# REQUIRED TASK
Reproduce the listing below character for character; drop every image.

-- START DATASET EXCERPT --

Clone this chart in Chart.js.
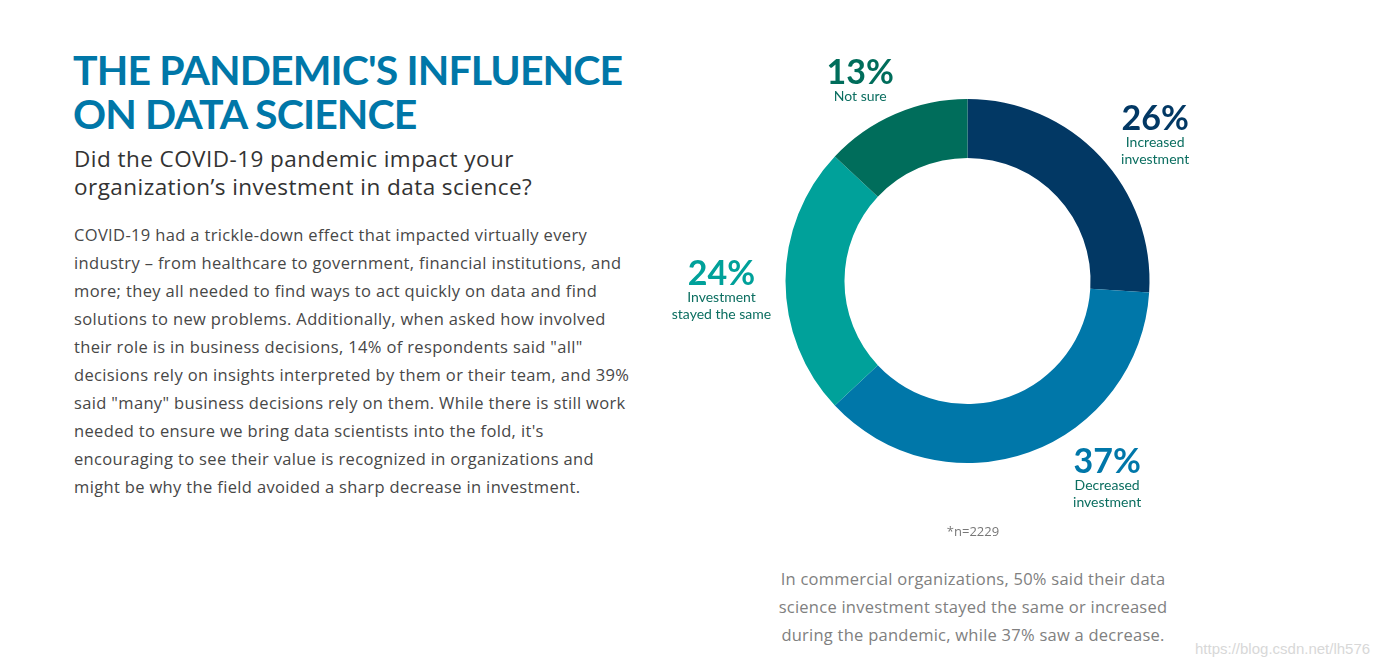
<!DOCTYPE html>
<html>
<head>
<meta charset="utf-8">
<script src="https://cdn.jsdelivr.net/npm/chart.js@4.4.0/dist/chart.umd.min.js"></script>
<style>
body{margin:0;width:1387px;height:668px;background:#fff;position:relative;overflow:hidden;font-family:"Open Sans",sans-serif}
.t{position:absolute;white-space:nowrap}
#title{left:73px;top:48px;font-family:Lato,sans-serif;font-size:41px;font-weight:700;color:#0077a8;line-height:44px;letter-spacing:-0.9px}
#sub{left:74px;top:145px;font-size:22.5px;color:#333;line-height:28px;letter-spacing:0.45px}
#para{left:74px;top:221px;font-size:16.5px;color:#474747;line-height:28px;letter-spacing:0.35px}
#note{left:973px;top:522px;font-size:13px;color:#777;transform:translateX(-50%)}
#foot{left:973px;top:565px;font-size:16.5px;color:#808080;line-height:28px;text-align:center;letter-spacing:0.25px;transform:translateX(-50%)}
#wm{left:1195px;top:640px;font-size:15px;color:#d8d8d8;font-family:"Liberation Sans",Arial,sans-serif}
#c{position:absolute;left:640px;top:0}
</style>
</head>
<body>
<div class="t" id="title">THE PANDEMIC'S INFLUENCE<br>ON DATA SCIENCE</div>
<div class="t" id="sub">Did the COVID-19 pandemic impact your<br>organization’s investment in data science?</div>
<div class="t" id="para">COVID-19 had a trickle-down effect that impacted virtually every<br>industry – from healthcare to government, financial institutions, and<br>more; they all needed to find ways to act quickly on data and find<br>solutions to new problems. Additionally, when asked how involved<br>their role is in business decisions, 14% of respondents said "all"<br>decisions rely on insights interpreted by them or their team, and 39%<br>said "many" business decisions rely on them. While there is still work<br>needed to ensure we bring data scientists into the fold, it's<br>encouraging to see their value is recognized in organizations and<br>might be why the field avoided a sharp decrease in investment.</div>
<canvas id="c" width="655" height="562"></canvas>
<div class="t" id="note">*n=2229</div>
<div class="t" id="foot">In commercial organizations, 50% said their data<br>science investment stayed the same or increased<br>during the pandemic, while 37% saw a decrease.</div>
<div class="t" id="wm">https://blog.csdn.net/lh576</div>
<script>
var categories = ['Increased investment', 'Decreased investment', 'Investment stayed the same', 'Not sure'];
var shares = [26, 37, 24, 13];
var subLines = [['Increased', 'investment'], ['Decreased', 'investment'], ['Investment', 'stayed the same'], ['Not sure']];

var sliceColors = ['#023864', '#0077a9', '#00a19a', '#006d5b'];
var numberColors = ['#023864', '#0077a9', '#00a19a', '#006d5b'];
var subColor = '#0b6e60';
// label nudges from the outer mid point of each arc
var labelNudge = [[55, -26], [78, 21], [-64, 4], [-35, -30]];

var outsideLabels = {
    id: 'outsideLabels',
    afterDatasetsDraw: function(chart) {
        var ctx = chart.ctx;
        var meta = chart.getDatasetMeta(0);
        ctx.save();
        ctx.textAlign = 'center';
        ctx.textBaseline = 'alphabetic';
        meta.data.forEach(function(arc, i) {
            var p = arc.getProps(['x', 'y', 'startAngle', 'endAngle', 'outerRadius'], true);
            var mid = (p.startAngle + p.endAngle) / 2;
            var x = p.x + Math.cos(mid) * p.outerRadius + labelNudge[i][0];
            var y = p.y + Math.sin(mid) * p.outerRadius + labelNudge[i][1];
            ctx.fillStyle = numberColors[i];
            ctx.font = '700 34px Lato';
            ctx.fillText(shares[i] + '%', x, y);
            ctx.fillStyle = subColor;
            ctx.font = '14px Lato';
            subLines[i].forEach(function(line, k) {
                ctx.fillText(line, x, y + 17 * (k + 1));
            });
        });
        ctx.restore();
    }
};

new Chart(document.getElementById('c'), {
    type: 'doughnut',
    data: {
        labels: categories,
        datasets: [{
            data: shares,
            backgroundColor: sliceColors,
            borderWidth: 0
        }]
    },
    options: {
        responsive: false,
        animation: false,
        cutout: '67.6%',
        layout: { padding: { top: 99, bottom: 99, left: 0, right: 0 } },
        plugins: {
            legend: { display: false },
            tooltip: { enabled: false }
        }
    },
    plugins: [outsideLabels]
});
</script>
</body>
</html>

-- END DATASET EXCERPT --

# TASK RESULT
Clone this chart in Chart.js.
<!DOCTYPE html>
<html>
<head>
<meta charset="utf-8">
<script src="https://cdn.jsdelivr.net/npm/chart.js@4.4.0/dist/chart.umd.min.js"></script>
<style>
body{margin:0;width:1387px;height:668px;background:#fff;position:relative;overflow:hidden;font-family:"Open Sans",sans-serif}
.t{position:absolute;white-space:nowrap}
#title{left:73px;top:48px;font-family:Lato,sans-serif;font-size:41px;font-weight:700;color:#0077a8;line-height:44px;letter-spacing:-0.9px}
#sub{left:74px;top:145px;font-size:22.5px;color:#333;line-height:28px;letter-spacing:0.45px}
#para{left:74px;top:221px;font-size:16.5px;color:#474747;line-height:28px;letter-spacing:0.35px}
#note{left:973px;top:522px;font-size:13px;color:#777;transform:translateX(-50%)}
#foot{left:973px;top:565px;font-size:16.5px;color:#808080;line-height:28px;text-align:center;letter-spacing:0.25px;transform:translateX(-50%)}
#wm{left:1195px;top:640px;font-size:15px;color:#d8d8d8;font-family:"Liberation Sans",Arial,sans-serif}
#c{position:absolute;left:640px;top:0}
</style>
</head>
<body>
<div class="t" id="title">THE PANDEMIC'S INFLUENCE<br>ON DATA SCIENCE</div>
<div class="t" id="sub">Did the COVID-19 pandemic impact your<br>organization’s investment in data science?</div>
<div class="t" id="para">COVID-19 had a trickle-down effect that impacted virtually every<br>industry – from healthcare to government, financial institutions, and<br>more; they all needed to find ways to act quickly on data and find<br>solutions to new problems. Additionally, when asked how involved<br>their role is in business decisions, 14% of respondents said "all"<br>decisions rely on insights interpreted by them or their team, and 39%<br>said "many" business decisions rely on them. While there is still work<br>needed to ensure we bring data scientists into the fold, it's<br>encouraging to see their value is recognized in organizations and<br>might be why the field avoided a sharp decrease in investment.</div>
<canvas id="c" width="655" height="562"></canvas>
<div class="t" id="note">*n=2229</div>
<div class="t" id="foot">In commercial organizations, 50% said their data<br>science investment stayed the same or increased<br>during the pandemic, while 37% saw a decrease.</div>
<div class="t" id="wm">https://blog.csdn.net/lh576</div>
<script>
var categories = ['Increased investment', 'Decreased investment', 'Investment stayed the same', 'Not sure'];
var shares = [26, 37, 24, 13];
var subLines = [['Increased', 'investment'], ['Decreased', 'investment'], ['Investment', 'stayed the same'], ['Not sure']];

var sliceColors = ['#023864', '#0077a9', '#00a19a', '#006d5b'];
var numberColors = ['#023864', '#0077a9', '#00a19a', '#006d5b'];
var subColor = '#0b6e60';
// label nudges from the outer mid point of each arc
var labelNudge = [[55, -26], [78, 21], [-64, 4], [-35, -30]];

var outsideLabels = {
    id: 'outsideLabels',
    afterDatasetsDraw: function(chart) {
        var ctx = chart.ctx;
        var meta = chart.getDatasetMeta(0);
        ctx.save();
        ctx.textAlign = 'center';
        ctx.textBaseline = 'alphabetic';
        meta.data.forEach(function(arc, i) {
            var p = arc.getProps(['x', 'y', 'startAngle', 'endAngle', 'outerRadius'], true);
            var mid = (p.startAngle + p.endAngle) / 2;
            var x = p.x + Math.cos(mid) * p.outerRadius + labelNudge[i][0];
            var y = p.y + Math.sin(mid) * p.outerRadius + labelNudge[i][1];
            ctx.fillStyle = numberColors[i];
            ctx.font = '700 34px Lato';
            ctx.fillText(shares[i] + '%', x, y);
            ctx.fillStyle = subColor;
            ctx.font = '14px Lato';
            subLines[i].forEach(function(line, k) {
                ctx.fillText(line, x, y + 17 * (k + 1));
            });
        });
        ctx.restore();
    }
};

new Chart(document.getElementById('c'), {
    type: 'doughnut',
    data: {
        labels: categories,
        datasets: [{
            data: shares,
            backgroundColor: sliceColors,
            borderWidth: 0
        }]
    },
    options: {
        responsive: false,
        animation: false,
        cutout: '67.6%',
        layout: { padding: { top: 99, bottom: 99, left: 0, right: 0 } },
        plugins: {
            legend: { display: false },
            tooltip: { enabled: false }
        }
    },
    plugins: [outsideLabels]
});
</script>
</body>
</html>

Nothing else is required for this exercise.